Data shown:
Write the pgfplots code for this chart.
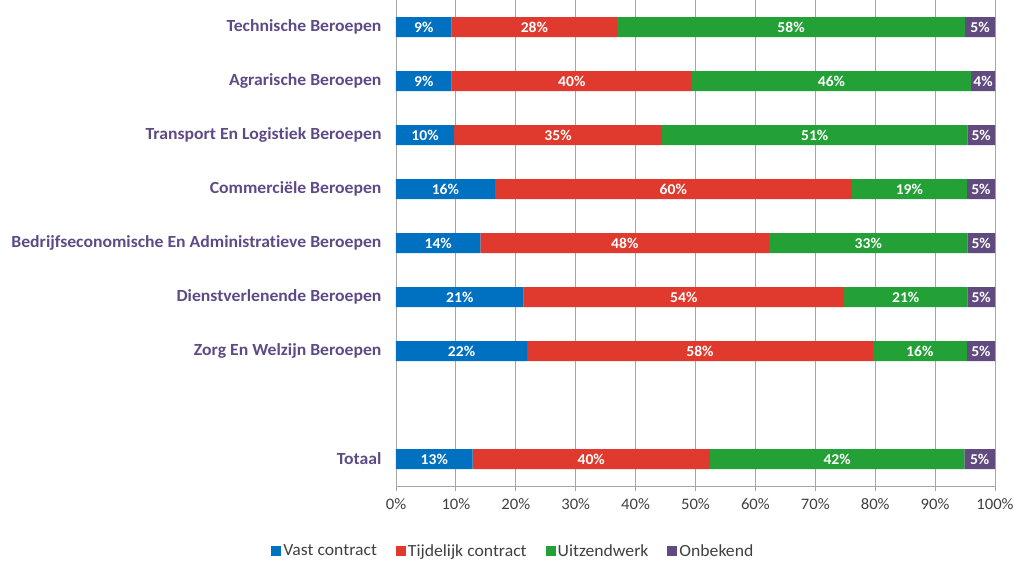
\documentclass[border=0pt]{standalone}
\usepackage{pgfplots}
\usepackage{pgfplotstable}
\pgfplotsset{compat=1.18}
\usepackage{fontspec}
\setmainfont{Carlito}[Ligatures=NoCommon, FakeStretch=1.04]
\definecolor{cblue}{HTML}{0070C0}
\definecolor{cred}{HTML}{E03A2F}
\definecolor{cgreen}{HTML}{23A036}
\definecolor{cpurple}{HTML}{604A7E}
\definecolor{labpurple}{HTML}{5E4A86}
\definecolor{gridgray}{HTML}{A6A6A6}
\definecolor{ticktext}{HTML}{404040}

\pgfplotstableread{
y  v   lab
8  9.3  9
7  9.3  9
6  9.7  10
5  16.5 16
4  14.1 14
3  21.3 21
2  21.9 22
0  12.8 13
}\vast
\pgfplotstableread{
y  v   lab
8  27.6 28
7  40.1 40
6  34.7 35
5  59.6 60
4  48.2 48
3  53.5 54
2  57.7 58
0  39.6 40
}\tijdelijk
\pgfplotstableread{
y  v   lab
8  58.1 58
7  46.6 46
6  51.0 51
5  19.2 19
4  33.1 33
3  20.6 21
2  15.7 16
0  42.5 42
}\uitzend
\pgfplotstableread{
y  v   lab
8  5.0 5
7  4.0 4
6  4.6 5
5  4.7 5
4  4.6 5
3  4.6 5
2  4.7 5
0  5.1 5
}\onbekend

\begin{document}
\begin{tikzpicture}
\useasboundingbox (-396pt,-74pt) rectangle (618pt,486pt);
\begin{axis}[
  at={(0,0)}, anchor=south west,
  scale only axis,
  width=599pt, height=486pt,
  xbar stacked,
  bar width=20pt,
  xmin=0, xmax=100,
  ymin=-0.5, ymax=8.5,
  axis x line*=bottom,
  axis y line*=left,
  axis line style={gridgray, line width=0.8pt},
  xtick={0,10,...,100},
  xticklabels={0\%,10\%,20\%,30\%,40\%,50\%,60\%,70\%,80\%,90\%,100\%},
  xticklabel style={font=\fontsize{16}{16}\selectfont, text=ticktext, yshift=-4pt},
  xmajorgrids,
  major grid style={gridgray, line width=0.8pt},
  tick align=outside,
  major tick length=5pt,
  minor tick length=5pt,
  tick style={gridgray, line width=0.8pt},
  ytick={8,7,6,5,4,3,2,0},
  yticklabels={Technische Beroepen, Agrarische Beroepen, Transport En Logistiek Beroepen, Commerciële Beroepen, Bedrijfseconomische En Administratieve Beroepen, Dienstverlenende Beroepen, Zorg En Welzijn Beroepen, Totaal},
  yticklabel style={font=\bfseries\fontsize{17}{17}\selectfont, text=labpurple, xshift=-6pt},
  ytick style={draw=none},
  minor ytick={-0.5,0.5,...,8.5},
  minor tick style={gridgray, line width=0.8pt},
  point meta=explicit symbolic,
  nodes near coords={\pgfplotspointmeta\%},
  every node near coord/.append style={font=\bfseries\fontsize{15}{15}\selectfont, text=white},
  legend columns=4,
  legend style={at={(0.196,-0.134)}, anchor=center, draw=none, font=\fontsize{17}{17}\selectfont, text=ticktext,
    /tikz/every even column/.append style={column sep=17pt}},
  legend image code/.code={\fill[#1] (0pt,-5pt) rectangle (10pt,5pt);},
  clip=false,
]
\addplot[fill=cblue, draw=none] table[x=v, y=y, meta=lab] {\vast};
\addplot[fill=cred, draw=none] table[x=v, y=y, meta=lab] {\tijdelijk};
\addplot[fill=cgreen, draw=none] table[x=v, y=y, meta=lab] {\uitzend};
\addplot[fill=cpurple, draw=none] table[x=v, y=y, meta=lab] {\onbekend};
\legend{Vast contract, Tijdelijk contract, Uitzendwerk, Onbekend}
\end{axis}
\end{tikzpicture}
\end{document}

Task goal: Print the listing above in full, exactly as written. Omit any pictures.

Full solution:
Write the pgfplots code for this chart.
\documentclass[border=0pt]{standalone}
\usepackage{pgfplots}
\usepackage{pgfplotstable}
\pgfplotsset{compat=1.18}
\usepackage{fontspec}
\setmainfont{Carlito}[Ligatures=NoCommon, FakeStretch=1.04]
\definecolor{cblue}{HTML}{0070C0}
\definecolor{cred}{HTML}{E03A2F}
\definecolor{cgreen}{HTML}{23A036}
\definecolor{cpurple}{HTML}{604A7E}
\definecolor{labpurple}{HTML}{5E4A86}
\definecolor{gridgray}{HTML}{A6A6A6}
\definecolor{ticktext}{HTML}{404040}

\pgfplotstableread{
y  v   lab
8  9.3  9
7  9.3  9
6  9.7  10
5  16.5 16
4  14.1 14
3  21.3 21
2  21.9 22
0  12.8 13
}\vast
\pgfplotstableread{
y  v   lab
8  27.6 28
7  40.1 40
6  34.7 35
5  59.6 60
4  48.2 48
3  53.5 54
2  57.7 58
0  39.6 40
}\tijdelijk
\pgfplotstableread{
y  v   lab
8  58.1 58
7  46.6 46
6  51.0 51
5  19.2 19
4  33.1 33
3  20.6 21
2  15.7 16
0  42.5 42
}\uitzend
\pgfplotstableread{
y  v   lab
8  5.0 5
7  4.0 4
6  4.6 5
5  4.7 5
4  4.6 5
3  4.6 5
2  4.7 5
0  5.1 5
}\onbekend

\begin{document}
\begin{tikzpicture}
\useasboundingbox (-396pt,-74pt) rectangle (618pt,486pt);
\begin{axis}[
  at={(0,0)}, anchor=south west,
  scale only axis,
  width=599pt, height=486pt,
  xbar stacked,
  bar width=20pt,
  xmin=0, xmax=100,
  ymin=-0.5, ymax=8.5,
  axis x line*=bottom,
  axis y line*=left,
  axis line style={gridgray, line width=0.8pt},
  xtick={0,10,...,100},
  xticklabels={0\%,10\%,20\%,30\%,40\%,50\%,60\%,70\%,80\%,90\%,100\%},
  xticklabel style={font=\fontsize{16}{16}\selectfont, text=ticktext, yshift=-4pt},
  xmajorgrids,
  major grid style={gridgray, line width=0.8pt},
  tick align=outside,
  major tick length=5pt,
  minor tick length=5pt,
  tick style={gridgray, line width=0.8pt},
  ytick={8,7,6,5,4,3,2,0},
  yticklabels={Technische Beroepen, Agrarische Beroepen, Transport En Logistiek Beroepen, Commerciële Beroepen, Bedrijfseconomische En Administratieve Beroepen, Dienstverlenende Beroepen, Zorg En Welzijn Beroepen, Totaal},
  yticklabel style={font=\bfseries\fontsize{17}{17}\selectfont, text=labpurple, xshift=-6pt},
  ytick style={draw=none},
  minor ytick={-0.5,0.5,...,8.5},
  minor tick style={gridgray, line width=0.8pt},
  point meta=explicit symbolic,
  nodes near coords={\pgfplotspointmeta\%},
  every node near coord/.append style={font=\bfseries\fontsize{15}{15}\selectfont, text=white},
  legend columns=4,
  legend style={at={(0.196,-0.134)}, anchor=center, draw=none, font=\fontsize{17}{17}\selectfont, text=ticktext,
    /tikz/every even column/.append style={column sep=17pt}},
  legend image code/.code={\fill[#1] (0pt,-5pt) rectangle (10pt,5pt);},
  clip=false,
]
\addplot[fill=cblue, draw=none] table[x=v, y=y, meta=lab] {\vast};
\addplot[fill=cred, draw=none] table[x=v, y=y, meta=lab] {\tijdelijk};
\addplot[fill=cgreen, draw=none] table[x=v, y=y, meta=lab] {\uitzend};
\addplot[fill=cpurple, draw=none] table[x=v, y=y, meta=lab] {\onbekend};
\legend{Vast contract, Tijdelijk contract, Uitzendwerk, Onbekend}
\end{axis}
\end{tikzpicture}
\end{document}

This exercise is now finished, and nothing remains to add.